There was a stove near our basement. A woman cooked the soup, put the kettle on, and then told her husband: “Kolya, go out and bring the kettle; it must have boiled.” So he came out, and then the Grads flew, one fragment — bang, and he died. And another woman ran to the evacuation bus; she reached the market, and then they started hitting with shells from a tank or a mortar. “Valya, Valya,” — but she was gone, and that’s it. Her son’s foot was torn off, so they bandaged him immediately on the bus and took him to the hospital in Bakhmut. So there they cut off his foot, a young guy.

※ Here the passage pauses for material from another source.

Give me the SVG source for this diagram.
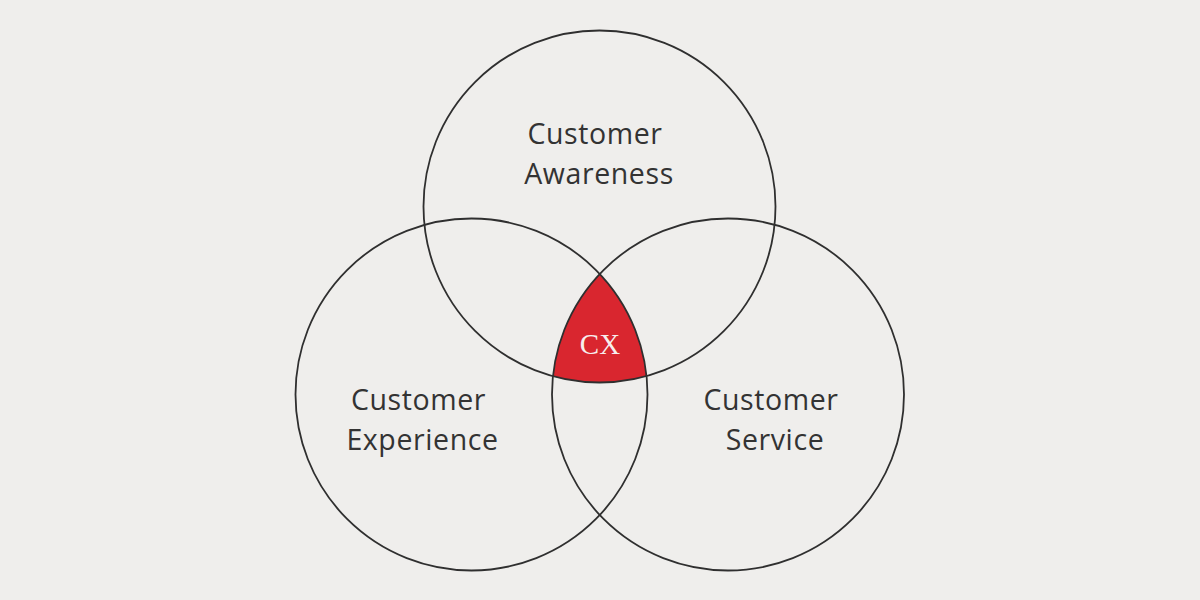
<svg xmlns="http://www.w3.org/2000/svg" width="1200" height="600" viewBox="0 0 1200 600">
<style>
.ring{fill:none;stroke:#2f2f2f;stroke-width:1.8}
.lbl{font-family:"Open Sans","Liberation Sans",sans-serif;font-size:28.5px;fill:#333333;text-anchor:middle;letter-spacing:0.6px}
.cx{font-family:"Liberation Serif","DejaVu Serif",serif;font-size:29px;fill:#f7eeee;text-anchor:middle}
</style>
<rect x="0" y="0" width="1200" height="600" fill="#efeeec"/>
<g id="cx-core">
<path d="M 599.75 274 A 176 176 0 0 0 552.95 376.2 A 176 176 0 0 0 646.5 376.1 A 176 176 0 0 0 599.75 274 Z" fill="#d9262f"/>
<text class="cx" x="600" y="353.5">CX</text>
</g>
<g id="awareness">
<circle class="ring" cx="599.5" cy="206.5" r="176"/>
<text class="lbl" x="595" y="144">Customer</text>
<text class="lbl" x="599" y="184">Awareness</text>
</g>
<g id="experience">
<circle class="ring" cx="471.5" cy="394.5" r="176"/>
<text class="lbl" x="418.5" y="410">Customer</text>
<text class="lbl" x="422.5" y="450">Experience</text>
</g>
<g id="service">
<circle class="ring" cx="728" cy="394.5" r="176"/>
<text class="lbl" x="771" y="410">Customer</text>
<text class="lbl" x="775" y="450">Service</text>
</g>
<g id="connectors"></g>
</svg>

And the weapons were everywhere. After all, people fled from the private sector to the bomb shelter, and the sniper fired. Then the military machine collected the corpses, and they didn’t let bury them in the cemetery because of the shooting. The excavator dug a hole in the village, and a cross was put up, so at least people were buried. But later, when the katsaps [ethnic slur for Russians] came in, it was unclear whether they took the bodies away or not... Ours took them away, but those — who knows? The people died in the open area, and so many were under the rubble in the houses.
Everything was stolen from my daughter. At first, my soul ached: my wife and I had just made so many repairs in our house, and everything burned down, and they took everything out from my daughter’s. They even ripped out the gas boiler from my son’s and took away everything: they threw away his clothes, and what was better — beds, sofas, household appliances, computers — everything was taken away.

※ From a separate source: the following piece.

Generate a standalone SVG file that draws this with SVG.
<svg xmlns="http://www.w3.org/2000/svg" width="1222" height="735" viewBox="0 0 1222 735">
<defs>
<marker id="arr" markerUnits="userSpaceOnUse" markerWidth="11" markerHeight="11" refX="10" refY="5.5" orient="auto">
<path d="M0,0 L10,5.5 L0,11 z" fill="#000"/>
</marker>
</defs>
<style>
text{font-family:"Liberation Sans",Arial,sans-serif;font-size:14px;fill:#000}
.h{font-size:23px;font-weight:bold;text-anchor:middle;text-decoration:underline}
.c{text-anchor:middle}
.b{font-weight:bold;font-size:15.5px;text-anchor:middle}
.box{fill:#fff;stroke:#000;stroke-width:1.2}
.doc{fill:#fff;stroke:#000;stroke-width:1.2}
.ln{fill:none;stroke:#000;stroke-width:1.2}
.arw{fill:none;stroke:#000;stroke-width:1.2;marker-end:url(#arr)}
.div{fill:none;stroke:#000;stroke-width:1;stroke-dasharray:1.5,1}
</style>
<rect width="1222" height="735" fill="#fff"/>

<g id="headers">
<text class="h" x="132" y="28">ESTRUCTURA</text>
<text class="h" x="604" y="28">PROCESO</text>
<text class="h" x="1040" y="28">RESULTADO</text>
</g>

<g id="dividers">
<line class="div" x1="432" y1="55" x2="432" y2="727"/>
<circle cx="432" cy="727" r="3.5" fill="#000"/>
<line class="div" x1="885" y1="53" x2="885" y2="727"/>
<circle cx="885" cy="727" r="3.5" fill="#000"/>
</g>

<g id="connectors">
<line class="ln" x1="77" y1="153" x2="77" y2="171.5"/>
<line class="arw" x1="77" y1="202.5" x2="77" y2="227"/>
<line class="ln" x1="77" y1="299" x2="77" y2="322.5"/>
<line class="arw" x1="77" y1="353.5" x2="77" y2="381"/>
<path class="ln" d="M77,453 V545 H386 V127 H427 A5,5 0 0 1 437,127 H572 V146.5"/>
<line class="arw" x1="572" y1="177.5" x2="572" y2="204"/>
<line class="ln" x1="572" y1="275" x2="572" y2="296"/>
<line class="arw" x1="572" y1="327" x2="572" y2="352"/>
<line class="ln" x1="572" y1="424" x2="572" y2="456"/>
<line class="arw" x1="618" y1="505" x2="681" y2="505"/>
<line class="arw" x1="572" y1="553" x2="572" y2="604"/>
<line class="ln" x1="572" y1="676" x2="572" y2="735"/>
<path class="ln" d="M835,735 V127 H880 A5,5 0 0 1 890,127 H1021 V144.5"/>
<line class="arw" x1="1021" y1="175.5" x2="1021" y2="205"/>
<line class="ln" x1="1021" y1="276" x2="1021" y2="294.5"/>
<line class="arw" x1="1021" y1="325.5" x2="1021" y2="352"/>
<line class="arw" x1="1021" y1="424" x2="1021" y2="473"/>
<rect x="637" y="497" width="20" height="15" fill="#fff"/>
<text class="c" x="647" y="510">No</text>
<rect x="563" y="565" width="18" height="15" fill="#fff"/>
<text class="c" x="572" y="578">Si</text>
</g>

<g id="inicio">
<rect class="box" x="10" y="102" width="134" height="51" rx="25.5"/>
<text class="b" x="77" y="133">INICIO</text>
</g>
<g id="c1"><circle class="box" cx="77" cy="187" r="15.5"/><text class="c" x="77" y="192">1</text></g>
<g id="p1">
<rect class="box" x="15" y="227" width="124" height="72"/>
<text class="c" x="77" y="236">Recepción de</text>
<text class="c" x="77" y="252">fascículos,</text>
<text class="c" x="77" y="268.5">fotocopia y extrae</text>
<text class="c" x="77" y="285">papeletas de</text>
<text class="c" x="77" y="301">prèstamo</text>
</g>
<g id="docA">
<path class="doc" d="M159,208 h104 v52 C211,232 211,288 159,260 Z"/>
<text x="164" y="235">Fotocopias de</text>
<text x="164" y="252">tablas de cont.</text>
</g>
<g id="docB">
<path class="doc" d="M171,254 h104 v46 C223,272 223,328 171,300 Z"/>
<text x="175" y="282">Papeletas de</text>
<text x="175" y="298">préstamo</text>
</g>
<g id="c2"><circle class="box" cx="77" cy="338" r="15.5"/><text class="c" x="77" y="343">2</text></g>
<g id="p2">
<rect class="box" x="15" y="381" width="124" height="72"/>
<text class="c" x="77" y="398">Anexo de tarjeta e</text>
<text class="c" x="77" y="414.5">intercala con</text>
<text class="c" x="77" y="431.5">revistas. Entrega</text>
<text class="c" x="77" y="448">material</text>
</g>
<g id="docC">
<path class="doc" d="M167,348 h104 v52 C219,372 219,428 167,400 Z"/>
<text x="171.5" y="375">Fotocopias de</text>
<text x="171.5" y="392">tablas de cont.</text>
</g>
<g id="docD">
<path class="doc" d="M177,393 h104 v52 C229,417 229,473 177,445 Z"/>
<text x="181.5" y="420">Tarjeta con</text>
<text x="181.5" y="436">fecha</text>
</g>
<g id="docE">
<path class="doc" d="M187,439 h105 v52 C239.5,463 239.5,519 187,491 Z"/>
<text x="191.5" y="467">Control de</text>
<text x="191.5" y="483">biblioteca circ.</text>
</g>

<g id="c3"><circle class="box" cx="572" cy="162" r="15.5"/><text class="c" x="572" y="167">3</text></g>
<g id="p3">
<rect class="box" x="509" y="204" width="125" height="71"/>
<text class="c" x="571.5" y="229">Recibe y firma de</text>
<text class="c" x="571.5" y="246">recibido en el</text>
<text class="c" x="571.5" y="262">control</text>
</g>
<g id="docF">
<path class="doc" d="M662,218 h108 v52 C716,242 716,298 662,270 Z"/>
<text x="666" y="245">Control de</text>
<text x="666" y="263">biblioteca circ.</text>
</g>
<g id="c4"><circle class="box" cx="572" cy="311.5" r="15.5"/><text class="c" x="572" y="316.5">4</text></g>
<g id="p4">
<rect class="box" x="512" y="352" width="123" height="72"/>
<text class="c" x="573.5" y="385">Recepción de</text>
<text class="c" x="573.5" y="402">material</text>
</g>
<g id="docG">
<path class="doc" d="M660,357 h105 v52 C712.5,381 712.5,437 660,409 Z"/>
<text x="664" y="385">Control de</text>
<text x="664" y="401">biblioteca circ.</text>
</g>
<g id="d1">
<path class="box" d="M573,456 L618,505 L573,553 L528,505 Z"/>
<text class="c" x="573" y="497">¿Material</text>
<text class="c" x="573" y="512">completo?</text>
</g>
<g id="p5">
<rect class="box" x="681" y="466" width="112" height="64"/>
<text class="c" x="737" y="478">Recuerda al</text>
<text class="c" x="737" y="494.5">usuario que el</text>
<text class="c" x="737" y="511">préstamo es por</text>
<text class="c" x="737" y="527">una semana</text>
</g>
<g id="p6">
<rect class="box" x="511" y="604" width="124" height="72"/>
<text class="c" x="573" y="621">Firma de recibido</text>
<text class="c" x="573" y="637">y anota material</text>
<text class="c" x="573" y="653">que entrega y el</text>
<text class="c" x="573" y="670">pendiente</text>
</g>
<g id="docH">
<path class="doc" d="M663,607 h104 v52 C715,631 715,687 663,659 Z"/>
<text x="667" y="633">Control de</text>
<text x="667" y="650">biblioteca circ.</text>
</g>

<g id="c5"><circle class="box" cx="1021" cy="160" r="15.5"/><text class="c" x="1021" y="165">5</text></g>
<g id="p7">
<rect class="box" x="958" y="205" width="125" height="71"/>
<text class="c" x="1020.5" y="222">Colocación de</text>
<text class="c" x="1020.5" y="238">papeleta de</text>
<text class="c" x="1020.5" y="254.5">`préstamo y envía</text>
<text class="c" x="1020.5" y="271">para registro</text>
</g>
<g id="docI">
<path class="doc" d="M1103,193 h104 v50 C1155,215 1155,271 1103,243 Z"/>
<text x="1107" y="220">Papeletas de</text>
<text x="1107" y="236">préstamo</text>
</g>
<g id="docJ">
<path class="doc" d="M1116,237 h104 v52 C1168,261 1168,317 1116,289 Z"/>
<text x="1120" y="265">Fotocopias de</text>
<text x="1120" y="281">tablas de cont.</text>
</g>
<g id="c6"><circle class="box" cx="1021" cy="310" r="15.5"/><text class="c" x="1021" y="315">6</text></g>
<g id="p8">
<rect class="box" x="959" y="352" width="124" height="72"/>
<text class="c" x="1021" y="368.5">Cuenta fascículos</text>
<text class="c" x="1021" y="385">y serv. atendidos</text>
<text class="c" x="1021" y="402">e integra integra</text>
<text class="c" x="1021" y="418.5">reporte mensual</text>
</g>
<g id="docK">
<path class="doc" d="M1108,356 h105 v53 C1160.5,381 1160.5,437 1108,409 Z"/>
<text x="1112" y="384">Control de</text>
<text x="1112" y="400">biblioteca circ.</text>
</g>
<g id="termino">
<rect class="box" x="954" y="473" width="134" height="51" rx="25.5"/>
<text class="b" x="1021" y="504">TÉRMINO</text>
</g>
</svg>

Why, in your opinion, did the Russians fire on civilians?
As he [Putin] says: “I do not kill people, I do not kill children, I remove the Nazis and expel Banderites [Ukranian nationalists].” What Nazis? What Bandera people? You’re killing all the Russian speakers. It is his [Putin’s] policy, and even now, he says: “It’s not me who destroys cities but the Ukrainian army.” He is sitting in Moscow, and I am here, but I can see who, from where, and at whom are shooting. What are you telling me? Some people are for the “Russian world” [the concept of social totality associated with Russian culture], so they say: “You had it coming."
How did the invaders treat the civilian population in Popasna?

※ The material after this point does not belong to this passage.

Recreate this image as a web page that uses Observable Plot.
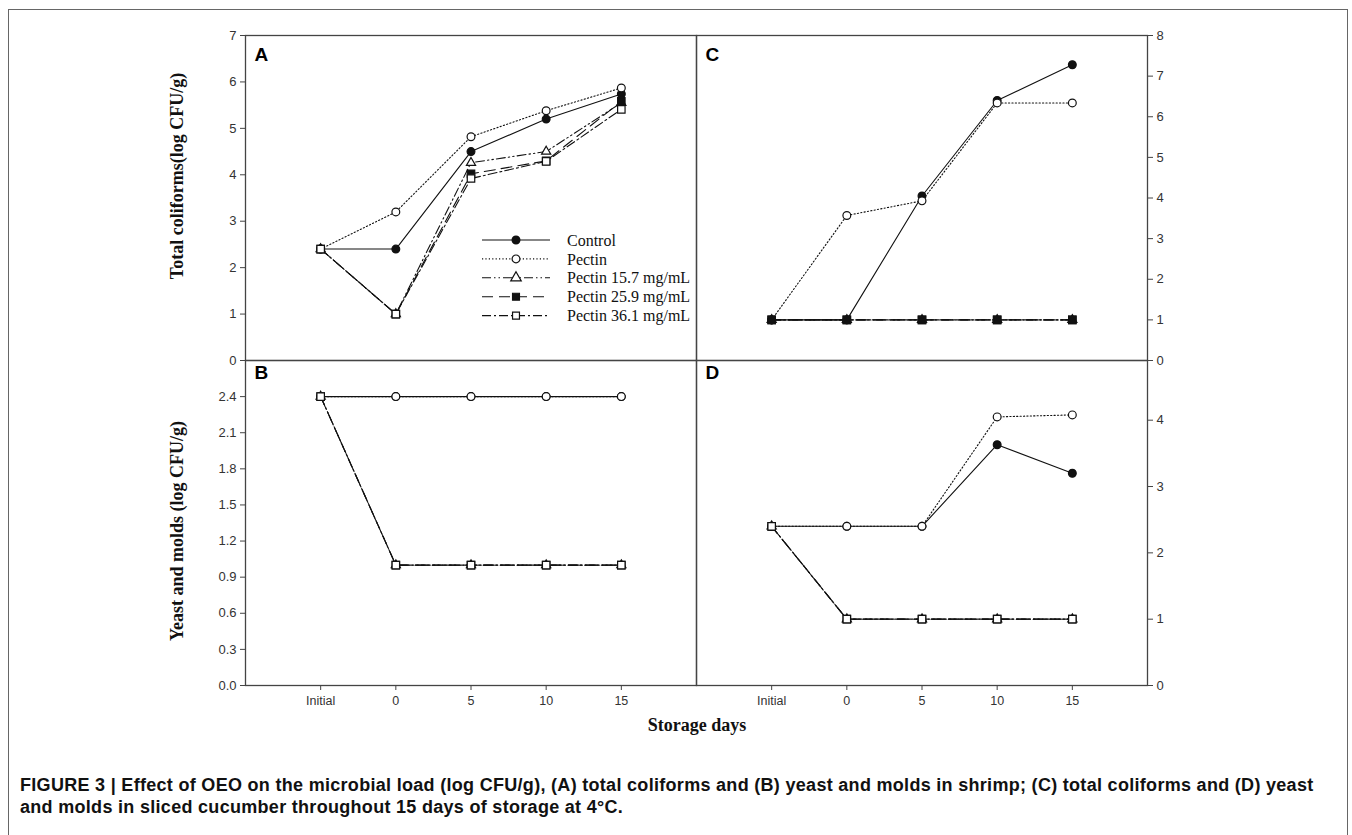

People were taken out of Rubivka on an evacuation bus, about 28 kilometers between Popasna and Bakhmut. They drove nearly half the way, and there was a “Rafik” [a nickname for a minibus Raf-2203 Latvija] from Kyiv. A sabotage group was in the hedges and started shooting at Rafik. They took the driver away and kept him in Popasnaya. They took away his documents and then moved him to the basement in Pervomayka. He later gave interviews and said they mocked and beat him and took everything they wanted. Then he was released and asked: “How about the documents?” And the Russian replied: “Did I take them from you? Where were you received? In Popasna? That’s where you go.” So he went there, and they said: “We haven’t seen you before.” So he asked again: “How will I leave then?” Somehow they let him through the border; he drove through Poland to Ukraine and restored the documents.
Also, some older people did not leave. Maybe 200-300 people left. The Russians took them to Pervomayka and put a potbelly stove in the basement. I know a deceased friend’s wife in Pervomayka. Yesterday, I talked to her, and she said: “They bring soup, which even a dog does not eat. What are they making it out of? But people still need something to eat. In short, they are hyenas, not people ...
How can we coexist with Russia after the victory?
We have to put up a wall, as we put up a wall with Bilorus. Not the one that Yatseniuk built, but as shown in Zhytomyr and Rivne. I think Russia will break up into small parts. If Europe continues to keep sanctions as it is now, it will fall apart.